- Written task
Would you write out the listing verbatim and skip every picture in it?

- Material provided
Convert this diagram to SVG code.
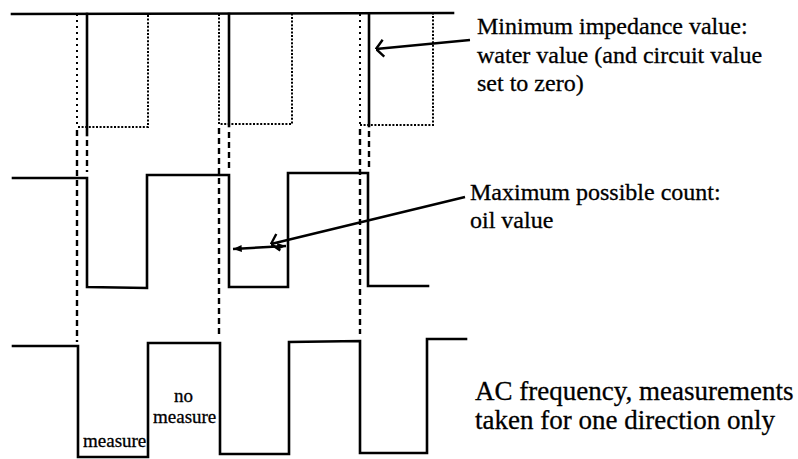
<svg xmlns="http://www.w3.org/2000/svg" width="798" height="459" viewBox="0 0 798 459">
  <style>
    .wave { fill: none; stroke: #000; stroke-width: 2.6; stroke-linejoin: miter; stroke-linecap: square; }
    .dot { fill: none; stroke: #000; stroke-width: 2; stroke-dasharray: 2 1.6; }
    .dotS { fill: none; stroke: #000; stroke-width: 2; stroke-dasharray: 2 4; }
    .dash { fill: none; stroke: #000; stroke-width: 2.4; stroke-dasharray: 6 4; }
    .ptr { fill: none; stroke: #000; stroke-width: 2.4; }
    .lbl { font-family: "Liberation Serif", "Times New Roman", serif; font-size: 24px; fill: #000; stroke: #000; stroke-width: 0.3; }
    .big { font-size: 27px; }
    .sm { font-family: "Liberation Serif", "Times New Roman", serif; font-size: 19px; fill: #000; stroke: #000; stroke-width: 0.3; }
  </style>
  <defs>
    <marker id="openArrow" viewBox="0 0 10 20" refX="9.5" refY="10" markerWidth="10" markerHeight="20" markerUnits="userSpaceOnUse" orient="auto">
      <path d="M2,1.5 L9.5,10 L2,18.5" fill="none" stroke="#000" stroke-width="2.4"/>
    </marker>
    <marker id="solidArrow" viewBox="0 0 10 8" refX="10" refY="4" markerWidth="9" markerHeight="7" markerUnits="userSpaceOnUse" orient="auto-start-reverse">
      <path d="M0,0 L10,4 L0,8 Z" fill="#000"/>
    </marker>
  </defs>
  <rect width="798" height="459" fill="#fff"/>

  <g id="impedance-wave">
    <path class="wave" d="M12,14 L453,13"/>
    <path class="wave" d="M87,14 L87,135"/>
    <path class="wave" d="M229,14 L229,126"/>
    <path class="wave" d="M369,14 L369,126"/>
    <path class="dotS" d="M77,14 L77,127"/>
    <path class="dot" d="M78,127 L148,127 L148,14"/>
    <path class="dot" d="M219,14 L219,124 L292,124 L292,14"/>
    <path class="dotS" d="M360,14 L360,125"/>
    <path class="dot" d="M360,125 L433,125 L433,14"/>
  </g>

  <g id="count-wave">
    <path class="wave" d="M13,178 L87,178 L87,287 L147,288 L147,175 L229,175 L229,287 L288,287 L288,173 L368,173 L368,286 L428,286"/>
  </g>

  <g id="ac-wave">
    <path class="wave" d="M13,346 L78,346 L78,457 L148,457 L148,343 L220,343 L220,454 L289,454 L289,342 L360,341 L360,453 L427,453 L427,339 L466,339"/>
  </g>

  <g id="connectors">
    <path class="dash" d="M77,130 L77,342"/>
    <path class="dash" d="M87,140 L87,172"/>
    <path class="dash" d="M219,128 L219,337"/>
    <path class="dash" d="M229,132 L229,170"/>
    <path class="dash" d="M360,129 L360,334"/>
    <path class="dash" d="M369,131 L369,168"/>
    <path class="ptr" d="M470,40 L376,49" marker-end="url(#openArrow)"/>
    <path class="ptr" d="M465,197 L271,244" marker-end="url(#openArrow)"/>
    <path class="ptr" d="M233,249 L286,246" marker-start="url(#solidArrow)" marker-end="url(#solidArrow)"/>
  </g>

  <g id="label-min">
    <text class="lbl" x="477" y="34">Minimum impedance value:</text>
    <text class="lbl" x="477" y="63">water value (and circuit value</text>
    <text class="lbl" x="477" y="91">set to zero)</text>
  </g>
  <g id="label-max">
    <text class="lbl" x="470" y="200">Maximum possible count:</text>
    <text class="lbl" x="470" y="228">oil value</text>
  </g>
  <g id="label-ac">
    <text class="lbl big" x="475" y="400">AC frequency, measurements</text>
    <text class="lbl big" x="475" y="429">taken for one direction only</text>
  </g>
  <g id="label-measure">
    <text class="sm" x="83" y="447">measure</text>
  </g>
  <g id="label-nomeasure">
    <text class="sm" x="174" y="402">no</text>
    <text class="sm" x="153" y="423">measure</text>
  </g>
</svg>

- Output
Convert this diagram to SVG code.
<svg xmlns="http://www.w3.org/2000/svg" width="798" height="459" viewBox="0 0 798 459">
  <style>
    .wave { fill: none; stroke: #000; stroke-width: 2.6; stroke-linejoin: miter; stroke-linecap: square; }
    .dot { fill: none; stroke: #000; stroke-width: 2; stroke-dasharray: 2 1.6; }
    .dotS { fill: none; stroke: #000; stroke-width: 2; stroke-dasharray: 2 4; }
    .dash { fill: none; stroke: #000; stroke-width: 2.4; stroke-dasharray: 6 4; }
    .ptr { fill: none; stroke: #000; stroke-width: 2.4; }
    .lbl { font-family: "Liberation Serif", "Times New Roman", serif; font-size: 24px; fill: #000; stroke: #000; stroke-width: 0.3; }
    .big { font-size: 27px; }
    .sm { font-family: "Liberation Serif", "Times New Roman", serif; font-size: 19px; fill: #000; stroke: #000; stroke-width: 0.3; }
  </style>
  <defs>
    <marker id="openArrow" viewBox="0 0 10 20" refX="9.5" refY="10" markerWidth="10" markerHeight="20" markerUnits="userSpaceOnUse" orient="auto">
      <path d="M2,1.5 L9.5,10 L2,18.5" fill="none" stroke="#000" stroke-width="2.4"/>
    </marker>
    <marker id="solidArrow" viewBox="0 0 10 8" refX="10" refY="4" markerWidth="9" markerHeight="7" markerUnits="userSpaceOnUse" orient="auto-start-reverse">
      <path d="M0,0 L10,4 L0,8 Z" fill="#000"/>
    </marker>
  </defs>
  <rect width="798" height="459" fill="#fff"/>

  <g id="impedance-wave">
    <path class="wave" d="M12,14 L453,13"/>
    <path class="wave" d="M87,14 L87,135"/>
    <path class="wave" d="M229,14 L229,126"/>
    <path class="wave" d="M369,14 L369,126"/>
    <path class="dotS" d="M77,14 L77,127"/>
    <path class="dot" d="M78,127 L148,127 L148,14"/>
    <path class="dot" d="M219,14 L219,124 L292,124 L292,14"/>
    <path class="dotS" d="M360,14 L360,125"/>
    <path class="dot" d="M360,125 L433,125 L433,14"/>
  </g>

  <g id="count-wave">
    <path class="wave" d="M13,178 L87,178 L87,287 L147,288 L147,175 L229,175 L229,287 L288,287 L288,173 L368,173 L368,286 L428,286"/>
  </g>

  <g id="ac-wave">
    <path class="wave" d="M13,346 L78,346 L78,457 L148,457 L148,343 L220,343 L220,454 L289,454 L289,342 L360,341 L360,453 L427,453 L427,339 L466,339"/>
  </g>

  <g id="connectors">
    <path class="dash" d="M77,130 L77,342"/>
    <path class="dash" d="M87,140 L87,172"/>
    <path class="dash" d="M219,128 L219,337"/>
    <path class="dash" d="M229,132 L229,170"/>
    <path class="dash" d="M360,129 L360,334"/>
    <path class="dash" d="M369,131 L369,168"/>
    <path class="ptr" d="M470,40 L376,49" marker-end="url(#openArrow)"/>
    <path class="ptr" d="M465,197 L271,244" marker-end="url(#openArrow)"/>
    <path class="ptr" d="M233,249 L286,246" marker-start="url(#solidArrow)" marker-end="url(#solidArrow)"/>
  </g>

  <g id="label-min">
    <text class="lbl" x="477" y="34">Minimum impedance value:</text>
    <text class="lbl" x="477" y="63">water value (and circuit value</text>
    <text class="lbl" x="477" y="91">set to zero)</text>
  </g>
  <g id="label-max">
    <text class="lbl" x="470" y="200">Maximum possible count:</text>
    <text class="lbl" x="470" y="228">oil value</text>
  </g>
  <g id="label-ac">
    <text class="lbl big" x="475" y="400">AC frequency, measurements</text>
    <text class="lbl big" x="475" y="429">taken for one direction only</text>
  </g>
  <g id="label-measure">
    <text class="sm" x="83" y="447">measure</text>
  </g>
  <g id="label-nomeasure">
    <text class="sm" x="174" y="402">no</text>
    <text class="sm" x="153" y="423">measure</text>
  </g>
</svg>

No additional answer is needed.